Agreed — I can't even muster any doubt that that's why.
Seems a fairly obvious conclusion that she smoked pot in her hospital room, which led someone to order a marijuana test on both mother and child. That test led to the child being taken away.
A quick Googling suggests that the penalty for smoking indoors in New York is a fine of up to $2,000. Seems harsh, but we don't want people smoking indoors, so levy the fine.
It doesn't say that the penalty is losing your child.
Yeah but you're thinking of it as an action being punished. She was not reported to the police for doing something illegal, even though they technically could have. The hospital was not trying to punish her, they were trying to make sure the child was safe. CPS didn't take the child away because the mother smokes pot (see caveat at the end), they took the child away because the mother smoked while pregnant. Not to punish her, to protect the baby.
Caveat: a major point of the article is that CPS had been continuing to use smoking pot as a factor of determining unsafe conditions, which they should not have been doing once pot was made legal. Just like smoking cigarettes is not illegal and shouldn't be a factor in and of itself. However, smoking cigarettes or pot AROUND children is still a negative factor.
I don't see any of what happened happening if she hadn't smoked marijuana in her hospital room, so I can't envision how what happened isn't punishment for that act.

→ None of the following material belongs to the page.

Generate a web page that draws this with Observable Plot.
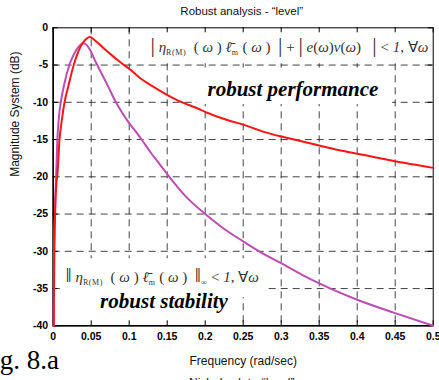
<!DOCTYPE html>
<html>
<head>
<meta charset="utf-8">
<script src="https://cdn.jsdelivr.net/npm/d3@7"></script>
<script src="https://cdn.jsdelivr.net/npm/@observablehq/plot@0.6"></script>
<style>
  html, body { margin: 0; padding: 0; background: #fff; }
  #chart { width: 439px; height: 380px; overflow: hidden; }
  #chart svg [aria-label="x-axis tick label"] text,
  #chart svg [aria-label="y-axis tick label"] text { font-weight: bold; }
</style>
</head>
<body>
<div id="chart"></div>
<script>
// Axis ticks
const xTicks = [0, 0.05, 0.1, 0.15, 0.2, 0.25, 0.3, 0.35, 0.4, 0.45, 0.5];
const yTicks = [-40, -35, -30, -25, -20, -15, -10, -5, 0];
const xGrid = [0.05, 0.1, 0.15, 0.2, 0.25, 0.3, 0.35, 0.4, 0.45];
const yGrid = [-35, -30, -25, -20, -15, -10, -5];

// Robust performance curve: |eta*l_m| + |e*v|  (dB)
const perfFreq = [0.0007, 0.0015, 0.0025, 0.0045, 0.0053, 0.0083, 0.0115, 0.0149, 0.02, 0.027, 0.033, 0.039, 0.044, 0.048,
  0.055, 0.065, 0.075, 0.088, 0.1, 0.115, 0.13, 0.148, 0.165, 0.187, 0.21, 0.23, 0.25, 0.275, 0.3, 0.325, 0.35, 0.375, 0.4, 0.425, 0.45, 0.475, 0.5];
const perfDb = [-40, -30, -25, -20.5, -20, -15, -12.3, -10, -7.8, -5, -3.2, -2.0, -1.45, -1.25,
  -1.7, -2.6, -3.5, -4.6, -5.5, -6.8, -7.8, -8.9, -9.8, -10.7, -11.7, -12.4, -13.0, -13.9, -14.6, -15.2, -15.8, -16.4, -16.9, -17.4, -17.9, -18.35, -18.8];

// Robust stability curve: ||eta*l_m||  (dB)
const stabFreq = [0.0005, 0.0012, 0.0022, 0.0038, 0.0055, 0.0075, 0.01, 0.0145, 0.0212, 0.027, 0.033, 0.0395, 0.044, 0.049,
  0.055, 0.058, 0.065, 0.071, 0.082, 0.092, 0.1, 0.11, 0.117, 0.128, 0.14, 0.152, 0.175, 0.2, 0.225, 0.249, 0.271, 0.3, 0.33, 0.365, 0.4, 0.45, 0.5];
const stabDb = [-40, -30, -25, -20, -15, -12, -10, -7.6, -5, -3.6, -2.6, -2.07, -2.3, -3.05,
  -4.4, -5, -6.4, -7.6, -9.9, -11.6, -12.8, -14.1, -15.1, -16.7, -18.3, -19.9, -22.7, -25, -27, -28.6, -30, -31.6, -33.3, -35, -36.5, -38.3, -40];

// Annotation texts and their white backing boxes (data units)
const boxX1 = [0.1255, 0.19, 0.0096, 0.0465];
const boxX2 = [0.4995, 0.4465, 0.281, 0.24];
const boxY1 = [-0.15, -5.4, -31.0, -36.2];
const boxY2 = [-4.6, -10.3, -36.2, -39.55];

const labelText = ["robust performance", "robust stability"];
const labelX = [0.3155, 0.1458];
const labelY = [-8.2, -36.7];

const formulaText = ["|η R(M) (ω) ℓ̄ m (ω)| + |e(ω)v(ω)| < 1, ∀ω", "‖η R(M) (ω) ℓ̄ m (ω)‖∞ < 1, ∀ω"];
const formulaX = [0.128, 0.0162];
const formulaY = [-2.66, -33.5];

// Typeset pieces: "i" italic, "s" subscript, "b" large bar, "" roman
const perfParts = [["|", "b"], [" ", ""], ["η", "i"], ["R(M)", "s"], ["  ( ", ""], ["ω", "i"], [" ) ", ""], ["ℓ\u0304", "i"], ["m", "s"],
  [" ( ", ""], ["ω", "i"], [" )", ""], ["  ", ""], ["|", "b"], [" + ", ""], ["|", "b"], [" ", ""], ["e", "i"], ["(", ""], ["ω", "i"], [")", ""],
  ["v", "i"], ["(", ""], ["ω", "i"], [")", ""], ["   ", ""], ["|", "b"], [" < ", ""], ["1", "i"], [", ", ""], ["∀", ""], ["ω", "i"]];
const stabParts = [["‖", "b"], [" ", ""], ["η", "i"], ["R(M)", "s"], ["  ( ", ""], ["ω", "i"], [" ) ", ""], ["ℓ\u0304", "i"], ["m", "s"],
  [" ( ", ""], ["ω", "i"], [" )", ""], ["  ", ""], ["‖", "b"], ["∞", "s"], [" < ", ""], ["1", "i"], [", ", ""], ["∀", ""], ["ω", "i"]];

const perf = perfFreq.map((f, i) => ({f, db: perfDb[i]}));
const stab = stabFreq.map((f, i) => ({f, db: stabDb[i]}));
const boxes = boxX1.map((x1, i) => ({x1, x2: boxX2[i], y1: boxY1[i], y2: boxY2[i]}));
const labels = labelText.map((t, i) => ({t, x: labelX[i], y: labelY[i]}));
const formulas = formulaText.map((t, i) => ({t, x: formulaX[i], y: formulaY[i]}));

const W = 439, H = 380;
const mL = 52.7, mR = 6.3, mT = 27.3, mB = 54.7;
const plotW = W - mL - mR, plotH = H - mT - mB;
const serif = "'Liberation Serif', 'Times New Roman', serif";
const fmt = d => String(+d.toFixed(2));

const svg = Plot.plot({
  width: W, height: H,
  marginLeft: mL, marginRight: mR, marginTop: mT, marginBottom: mB,
  x: {domain: [0, 0.5], label: null},
  y: {domain: [-40, 0], label: null},
  style: {fontFamily: "'Liberation Sans', Arial, sans-serif", fontSize: "10.5px", background: "#fff", color: "#000"},
  marks: [
    Plot.gridX(xGrid, {stroke: "#222", strokeOpacity: 0.85, strokeWidth: 1, strokeDasharray: "7,5"}),
    Plot.gridY(yGrid, {stroke: "#222", strokeOpacity: 0.85, strokeWidth: 1, strokeDasharray: "7,5"}),
    Plot.rect(boxes, {x1: "x1", x2: "x2", y1: "y1", y2: "y2", fill: "#fff"}),
    Plot.frame({stroke: "#000", strokeWidth: 1}),
    Plot.ruleX([0], {stroke: "#000", strokeWidth: 1.6}),
    Plot.ruleY([-40], {stroke: "#000", strokeWidth: 1.6}),
    // inward tick marks on all four sides
    Plot.tickX(xTicks, {x: d => d, stroke: "#000", insetTop: plotH - 5}),
    Plot.tickX(xTicks, {x: d => d, stroke: "#000", insetBottom: plotH - 5}),
    Plot.tickY(yTicks, {y: d => d, stroke: "#000", insetRight: plotW - 5}),
    Plot.tickY(yTicks, {y: d => d, stroke: "#000", insetLeft: plotW - 5}),
    Plot.axisX(xTicks, {tickSize: 0, tickPadding: 6.5, tickFormat: fmt, fontWeight: "bold", label: null}),
    Plot.axisY(yTicks, {tickSize: 0, tickPadding: 5, tickFormat: fmt, fontWeight: "bold", label: null}),
    Plot.line(stab, {x: "f", y: "db", stroke: "#bd4cb3", strokeWidth: 2, curve: "monotone-x"}),
    Plot.line(perf, {x: "f", y: "db", stroke: "#ff1414", strokeWidth: 2, curve: "monotone-x"}),
    Plot.text(formulas.slice(0, 1), {x: "x", y: "y", text: "t", textAnchor: "start", lineAnchor: "middle", fontFamily: serif, fontSize: 15, fill: "#333", className: "formula-perf"}),
    Plot.text(formulas.slice(1), {x: "x", y: "y", text: "t", textAnchor: "start", lineAnchor: "middle", fontFamily: serif, fontSize: 15, fill: "#333", className: "formula-stab"}),
    Plot.text(labels, {x: "x", y: "y", text: "t", textAnchor: "middle", lineAnchor: "middle", fontFamily: serif, fontSize: 21, fontWeight: "bold", fontStyle: "italic", fill: "#000"}),
    // titles and captions
    Plot.text(["Robust analysis - “level”"], {frameAnchor: "top", dx: -1.5, dy: -16.3, lineAnchor: "middle", fontSize: 11.5, fill: "#111"}),
    Plot.text(["Frequency (rad/sec)"], {frameAnchor: "bottom", dy: 35.7, lineAnchor: "middle", fontSize: 12, fill: "#111"}),
    Plot.text(["Magnitude System (dB)"], {frameAnchor: "left", dx: -37.7, rotate: -90, lineAnchor: "middle", fontSize: 12, fill: "#111"}),
    Plot.text(["Fig. 8.a"], {frameAnchor: "bottom-left", textAnchor: "end", dx: 5.8, dy: 34.7, lineAnchor: "middle", fontFamily: serif, fontSize: 27, fill: "#000"}),
    Plot.text(["Nichols plot - “level”"], {frameAnchor: "bottom", dx: -1.5, dy: 57, lineAnchor: "middle", fontSize: 12, fill: "#111"})
  ]
});

// Lay out the formula glyphs with italics and subscripts
function typeset(selector, parts) {
  svg.querySelectorAll(selector + " text").forEach(node => {
    node.textContent = "";
    node.style.whiteSpace = "pre";
    let shift = 0;
    for (const [str, kind] of parts) {
      const t = document.createElementNS("http://www.w3.org/2000/svg", "tspan");
      t.textContent = str;
      let target = 0;
      if (kind === "i") t.setAttribute("font-style", "italic");
      if (kind === "s") { t.setAttribute("font-size", "8px"); t.setAttribute("letter-spacing", "0.6"); target = 3; }
      if (kind === "b") t.setAttribute("font-size", "22px");
      if (target !== shift) { t.setAttribute("dy", target - shift); shift = target; }
      node.appendChild(t);
    }
  });
}
typeset(".formula-perf", perfParts);
typeset(".formula-stab", stabParts);

document.getElementById("chart").appendChild(svg);
</script>
</body>
</html>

You're saying they took the child away because the mother smoked while pregnant. I'd like to know how common that is. Are newborns taken away if staff is aware any mother smokes pot while pregnant?
Did health care workers remain mandated to report marijuana use after is became legal?
Obviously there could be mountains of context we don't have which could push this in either direction. I do know subjecting children to second hand smoke is absolutely a factor which can result in CPS getting involved.
Tovthecbwsr of my knowledge hospital workers have never been mandated to report drug usage to the police, I know for a fact it's explicitly illegal for medical staff to report drug use to the police, with one major exception: if there is evidence of harm to the user.
As for reporting drug use to CPS: probably depending on the drug. Again, pot use is legal, but if you get high around your children to the point where you are diminished in your ability to care for that child it becomes an issue.
You must be a teacher — you're good at this. Your third paragraph is an eye-opener, and makes all this make somewhat more sense to me. Someone who's toking in a hospital bed might be someone who tends to toke to excess.
Even second-hand smoke — my instant response is to say that's nuts, because I'm old and grew up with kids who must've had black lung by junior high school, just from their parents' second hand smoke. But it's a different era, and there's no doubt that it's harmful to kids.
Heh, not a teacher, I've just been in a career for a long time that primarily requires explaining data to people. I spent enough years as a data analyst to know how bad policing in the US is, the numbers are pretty damn clear. It definitely sounds like NY CPS has its issues but I've seen a lot of data around what other state CPS organizations do and they get a lot of crap to do an insanely difficult job.